Pictures stay out of this copy, which runs from the first line of the material through the line containing "const RIGHT_TICK_LABELS = [0, 10, 20, 30, 40, 50, 60, 70];".

■ **Data lines**
══════
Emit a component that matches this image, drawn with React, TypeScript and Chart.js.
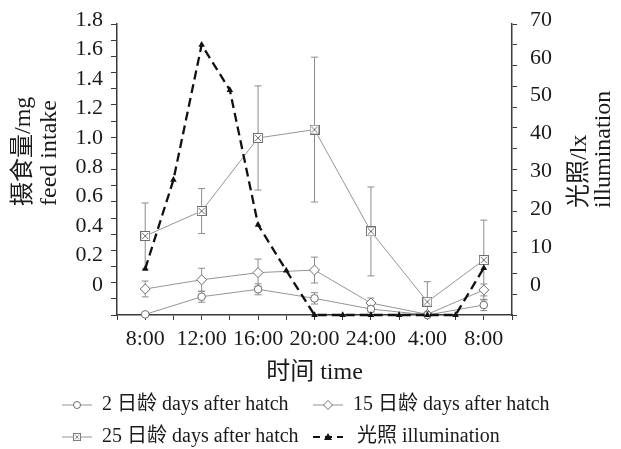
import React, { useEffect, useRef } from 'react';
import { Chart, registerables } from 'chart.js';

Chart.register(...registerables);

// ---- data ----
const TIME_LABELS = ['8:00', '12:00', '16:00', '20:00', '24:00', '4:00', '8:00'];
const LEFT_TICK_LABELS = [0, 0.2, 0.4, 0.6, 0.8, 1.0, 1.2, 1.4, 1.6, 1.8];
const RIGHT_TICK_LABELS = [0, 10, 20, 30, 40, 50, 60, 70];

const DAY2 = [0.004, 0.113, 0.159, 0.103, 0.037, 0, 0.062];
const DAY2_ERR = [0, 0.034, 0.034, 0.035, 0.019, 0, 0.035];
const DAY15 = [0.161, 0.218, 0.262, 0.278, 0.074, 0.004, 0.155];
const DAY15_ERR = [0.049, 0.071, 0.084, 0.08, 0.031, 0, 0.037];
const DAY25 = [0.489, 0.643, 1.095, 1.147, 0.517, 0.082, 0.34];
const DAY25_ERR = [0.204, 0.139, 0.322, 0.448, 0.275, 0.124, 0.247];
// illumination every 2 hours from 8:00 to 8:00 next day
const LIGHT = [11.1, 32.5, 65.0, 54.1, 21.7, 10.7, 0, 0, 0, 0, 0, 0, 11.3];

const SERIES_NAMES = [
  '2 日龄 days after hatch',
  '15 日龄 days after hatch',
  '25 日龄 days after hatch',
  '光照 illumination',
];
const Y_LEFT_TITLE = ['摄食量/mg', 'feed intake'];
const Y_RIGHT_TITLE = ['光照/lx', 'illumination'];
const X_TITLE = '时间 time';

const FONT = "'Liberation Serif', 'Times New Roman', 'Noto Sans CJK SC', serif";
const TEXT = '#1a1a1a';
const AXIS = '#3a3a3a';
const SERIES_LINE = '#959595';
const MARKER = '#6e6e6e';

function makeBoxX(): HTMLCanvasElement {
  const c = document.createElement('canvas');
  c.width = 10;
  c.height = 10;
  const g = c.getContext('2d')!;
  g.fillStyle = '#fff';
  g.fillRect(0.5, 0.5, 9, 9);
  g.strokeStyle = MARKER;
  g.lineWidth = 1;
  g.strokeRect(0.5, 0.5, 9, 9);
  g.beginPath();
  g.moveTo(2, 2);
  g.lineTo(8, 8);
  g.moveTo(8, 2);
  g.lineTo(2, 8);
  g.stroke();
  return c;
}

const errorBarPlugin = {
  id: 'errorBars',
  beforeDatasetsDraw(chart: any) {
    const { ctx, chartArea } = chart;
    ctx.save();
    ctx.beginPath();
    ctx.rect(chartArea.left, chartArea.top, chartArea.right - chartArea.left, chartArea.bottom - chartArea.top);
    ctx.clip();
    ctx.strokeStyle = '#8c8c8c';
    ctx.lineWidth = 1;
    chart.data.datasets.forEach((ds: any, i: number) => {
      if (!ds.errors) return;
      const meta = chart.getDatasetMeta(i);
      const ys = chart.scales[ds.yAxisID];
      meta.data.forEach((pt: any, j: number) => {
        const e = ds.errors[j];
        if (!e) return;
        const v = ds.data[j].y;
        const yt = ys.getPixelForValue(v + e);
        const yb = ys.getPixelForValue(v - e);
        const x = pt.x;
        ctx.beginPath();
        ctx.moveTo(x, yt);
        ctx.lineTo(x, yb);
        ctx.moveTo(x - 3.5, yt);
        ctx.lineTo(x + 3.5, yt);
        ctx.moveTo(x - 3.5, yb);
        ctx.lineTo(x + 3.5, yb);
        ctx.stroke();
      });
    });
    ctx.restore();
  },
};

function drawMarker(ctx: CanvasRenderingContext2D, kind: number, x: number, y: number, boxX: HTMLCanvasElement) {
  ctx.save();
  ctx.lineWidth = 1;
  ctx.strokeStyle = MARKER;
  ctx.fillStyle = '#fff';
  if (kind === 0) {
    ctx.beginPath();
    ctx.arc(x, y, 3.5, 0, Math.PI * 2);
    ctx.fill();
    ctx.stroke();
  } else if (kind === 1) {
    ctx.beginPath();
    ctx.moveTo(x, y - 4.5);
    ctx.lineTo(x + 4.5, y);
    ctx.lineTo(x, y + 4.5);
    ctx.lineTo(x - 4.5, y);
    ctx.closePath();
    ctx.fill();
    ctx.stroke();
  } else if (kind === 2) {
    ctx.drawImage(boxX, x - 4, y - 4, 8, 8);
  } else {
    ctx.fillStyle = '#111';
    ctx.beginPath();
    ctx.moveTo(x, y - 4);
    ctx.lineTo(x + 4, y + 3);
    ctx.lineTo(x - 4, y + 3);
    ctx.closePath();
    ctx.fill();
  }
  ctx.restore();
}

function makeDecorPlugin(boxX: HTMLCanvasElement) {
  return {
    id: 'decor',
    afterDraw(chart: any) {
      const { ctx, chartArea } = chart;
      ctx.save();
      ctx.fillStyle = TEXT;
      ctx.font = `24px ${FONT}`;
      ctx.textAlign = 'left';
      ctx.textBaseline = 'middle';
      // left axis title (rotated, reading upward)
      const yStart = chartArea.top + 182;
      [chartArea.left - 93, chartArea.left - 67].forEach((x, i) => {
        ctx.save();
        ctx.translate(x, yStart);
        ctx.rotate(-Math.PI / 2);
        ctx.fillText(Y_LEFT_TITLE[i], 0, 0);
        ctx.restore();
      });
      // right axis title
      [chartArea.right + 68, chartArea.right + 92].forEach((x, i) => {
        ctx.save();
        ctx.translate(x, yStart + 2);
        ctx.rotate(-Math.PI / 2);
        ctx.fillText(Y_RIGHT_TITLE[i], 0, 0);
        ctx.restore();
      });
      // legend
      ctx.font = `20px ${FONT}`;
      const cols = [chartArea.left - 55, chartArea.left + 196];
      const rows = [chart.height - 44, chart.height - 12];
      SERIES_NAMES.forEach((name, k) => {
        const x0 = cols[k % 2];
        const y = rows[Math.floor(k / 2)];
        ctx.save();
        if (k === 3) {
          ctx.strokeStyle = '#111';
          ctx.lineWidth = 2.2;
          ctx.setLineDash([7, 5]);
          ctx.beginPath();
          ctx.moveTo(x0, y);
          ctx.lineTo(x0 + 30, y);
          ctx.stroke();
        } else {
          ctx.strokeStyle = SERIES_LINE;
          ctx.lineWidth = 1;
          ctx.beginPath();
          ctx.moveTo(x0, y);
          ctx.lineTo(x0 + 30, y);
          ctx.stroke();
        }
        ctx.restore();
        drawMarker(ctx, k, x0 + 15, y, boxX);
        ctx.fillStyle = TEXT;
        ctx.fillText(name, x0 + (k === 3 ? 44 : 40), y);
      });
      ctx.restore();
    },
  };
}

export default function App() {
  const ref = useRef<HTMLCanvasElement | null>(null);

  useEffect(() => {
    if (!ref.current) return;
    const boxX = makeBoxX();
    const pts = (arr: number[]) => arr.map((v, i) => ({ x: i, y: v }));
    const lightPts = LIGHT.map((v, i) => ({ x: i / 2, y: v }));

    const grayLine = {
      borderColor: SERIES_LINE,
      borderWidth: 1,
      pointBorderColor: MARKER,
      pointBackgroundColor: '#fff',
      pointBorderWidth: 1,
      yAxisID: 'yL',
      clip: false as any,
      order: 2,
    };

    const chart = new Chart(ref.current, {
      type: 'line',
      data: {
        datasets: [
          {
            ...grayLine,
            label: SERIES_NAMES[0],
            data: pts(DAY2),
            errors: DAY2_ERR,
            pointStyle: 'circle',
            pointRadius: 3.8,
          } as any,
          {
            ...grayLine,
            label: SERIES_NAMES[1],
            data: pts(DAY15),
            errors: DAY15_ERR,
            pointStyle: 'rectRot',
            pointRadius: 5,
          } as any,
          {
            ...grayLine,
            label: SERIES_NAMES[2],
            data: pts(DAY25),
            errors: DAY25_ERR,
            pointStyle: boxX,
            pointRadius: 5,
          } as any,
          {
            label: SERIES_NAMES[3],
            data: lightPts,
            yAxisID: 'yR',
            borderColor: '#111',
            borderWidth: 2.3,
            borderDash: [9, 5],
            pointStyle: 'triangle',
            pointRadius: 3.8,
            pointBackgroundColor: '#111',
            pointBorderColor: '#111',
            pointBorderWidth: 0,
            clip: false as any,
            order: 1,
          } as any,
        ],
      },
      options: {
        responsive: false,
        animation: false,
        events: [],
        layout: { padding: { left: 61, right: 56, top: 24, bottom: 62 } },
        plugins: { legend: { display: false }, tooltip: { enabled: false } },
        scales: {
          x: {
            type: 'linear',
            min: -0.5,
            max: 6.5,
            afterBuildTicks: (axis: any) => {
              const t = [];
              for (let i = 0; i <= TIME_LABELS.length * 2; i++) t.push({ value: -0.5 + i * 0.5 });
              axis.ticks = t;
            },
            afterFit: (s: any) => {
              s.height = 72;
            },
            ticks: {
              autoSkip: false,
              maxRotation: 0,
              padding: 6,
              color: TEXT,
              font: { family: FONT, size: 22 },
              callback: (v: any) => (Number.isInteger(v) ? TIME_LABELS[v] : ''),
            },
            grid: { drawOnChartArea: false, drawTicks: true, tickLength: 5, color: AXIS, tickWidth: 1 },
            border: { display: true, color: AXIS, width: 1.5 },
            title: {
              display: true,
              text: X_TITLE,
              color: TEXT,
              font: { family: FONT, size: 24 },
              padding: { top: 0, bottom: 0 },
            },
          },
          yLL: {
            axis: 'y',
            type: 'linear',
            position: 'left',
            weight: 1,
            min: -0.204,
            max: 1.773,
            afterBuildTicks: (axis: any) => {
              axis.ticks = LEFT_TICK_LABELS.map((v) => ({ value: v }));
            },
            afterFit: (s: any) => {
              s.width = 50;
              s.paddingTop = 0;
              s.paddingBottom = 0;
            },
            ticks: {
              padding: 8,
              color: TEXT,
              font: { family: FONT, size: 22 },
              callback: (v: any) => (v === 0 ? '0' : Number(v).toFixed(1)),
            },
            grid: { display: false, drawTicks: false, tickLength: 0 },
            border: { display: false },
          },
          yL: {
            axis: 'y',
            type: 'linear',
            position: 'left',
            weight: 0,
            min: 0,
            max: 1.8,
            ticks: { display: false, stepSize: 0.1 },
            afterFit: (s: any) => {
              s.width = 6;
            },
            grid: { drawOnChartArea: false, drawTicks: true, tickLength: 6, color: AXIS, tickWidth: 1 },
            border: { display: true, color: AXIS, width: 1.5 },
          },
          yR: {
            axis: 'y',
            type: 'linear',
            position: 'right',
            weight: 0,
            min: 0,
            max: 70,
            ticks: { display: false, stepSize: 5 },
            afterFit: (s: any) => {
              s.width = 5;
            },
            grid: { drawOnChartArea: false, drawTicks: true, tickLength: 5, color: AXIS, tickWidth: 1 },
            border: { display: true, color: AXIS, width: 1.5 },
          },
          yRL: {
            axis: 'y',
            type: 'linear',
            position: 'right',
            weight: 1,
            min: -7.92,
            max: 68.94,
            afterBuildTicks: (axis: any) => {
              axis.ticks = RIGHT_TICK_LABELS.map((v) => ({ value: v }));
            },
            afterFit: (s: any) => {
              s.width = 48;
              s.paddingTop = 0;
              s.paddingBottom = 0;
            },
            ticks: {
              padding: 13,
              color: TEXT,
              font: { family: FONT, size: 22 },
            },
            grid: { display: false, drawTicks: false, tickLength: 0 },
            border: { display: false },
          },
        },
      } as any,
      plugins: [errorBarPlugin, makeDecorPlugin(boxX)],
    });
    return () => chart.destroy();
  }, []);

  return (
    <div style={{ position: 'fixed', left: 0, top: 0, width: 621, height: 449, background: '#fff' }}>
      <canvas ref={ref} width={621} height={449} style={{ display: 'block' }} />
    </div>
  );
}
══════
■ **Solution for this task**
Emit a component that matches this image, drawn with React, TypeScript and Chart.js.
import React, { useEffect, useRef } from 'react';
import { Chart, registerables } from 'chart.js';

Chart.register(...registerables);

// ---- data ----
const TIME_LABELS = ['8:00', '12:00', '16:00', '20:00', '24:00', '4:00', '8:00'];
const LEFT_TICK_LABELS = [0, 0.2, 0.4, 0.6, 0.8, 1.0, 1.2, 1.4, 1.6, 1.8];
const RIGHT_TICK_LABELS = [0, 10, 20, 30, 40, 50, 60, 70];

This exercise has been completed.